Scendendo nel particolare le violazioni riguardano soprattutto il Lazio, in cui, come conclude la nota stampa della Commissione, “il limite per l’arsenico e il fluoruro non è ancora rispettato in 37 zone”. Naturalmente la stessa Regione Lazio sta agendo il più velocemente possibile per porre fine a questa situazione, visto che comunque le deroghe vengono concesse solo in presenza di un piano di rientro. Già nel 2011 veniva nominato un Commissario Delegato per l’emergenza e venivano poi avviati interventi per circa 12 milioni di euro, con fondi messi a disposizione dalla stessa Regione Lazio.
Questa prima tranche di interventi, chiamata Prima fase, serve per risolvere il problema in quei comuni in cui la concentrazione di arsenico nell’acqua è superiore ai 20 microgrammi/litro. Successivamente la stessa Regione ha stanziato altri 24 milioni di euro per attuare la seconda fase, cioè intervenire anche in quelle aree in cui la concentrazione è compresa tra i 10 e i 20 microgrammi/litro, con la realizzazione di 49 potabilizzatori in 35 comuni. Infine, come spiega la stessa Regione in una nota, il Lazio “ha deciso di investire 110 milioni di euro di fondi europei anche per opere finalizzate al raggiungimento di un assetto più stabile e definitivo, attraverso la creazione di nuove connessioni tra acquedotti finalizzate alla miscelazioni di acque provenienti da siti diversi, così da addolcire la presenza di arsenico”.

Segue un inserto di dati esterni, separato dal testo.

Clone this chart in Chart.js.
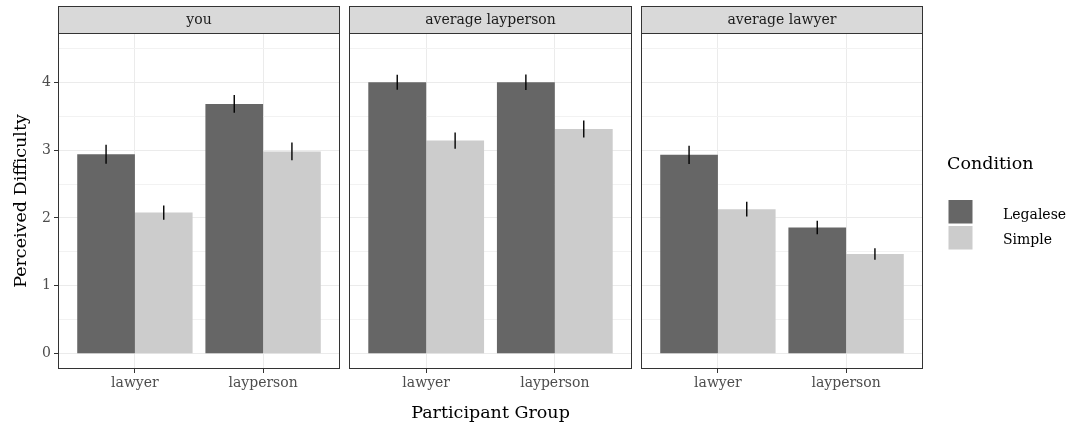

Nel frattempo si continua a utilizzare l’acqua contaminata, ma con le dovute accortezze. Infatti lo stesso Istituto Superiore della Sanità in una nota stampa dell’aprile 2013 ricorda che “l’esposizione umana alla forma inorganica dell’arsenico presente nelle acque è associata a importanti effetti tossici nell’essere umano, tra cui gli effetti cancerogeni a carico di diversi organi” e quindi ne consigliava l’utilizzo per un periodo di tempo il più possibile limitato.
Sembra strano in ogni caso pensare che ben tre deroghe non siano state ancora sufficienti a risolvere il problema. Per questo, dopo la lettera di messa in mora, la Commissione potrebbe procedere oltre aprendo una procedura di infrazione con tutte le conseguenze del caso. D’altronde la sicurezza di un bene primario come l’acqua dovrebbe essere sempre assicurata, a tutela soprattutto dei cittadini e dell’ambiente.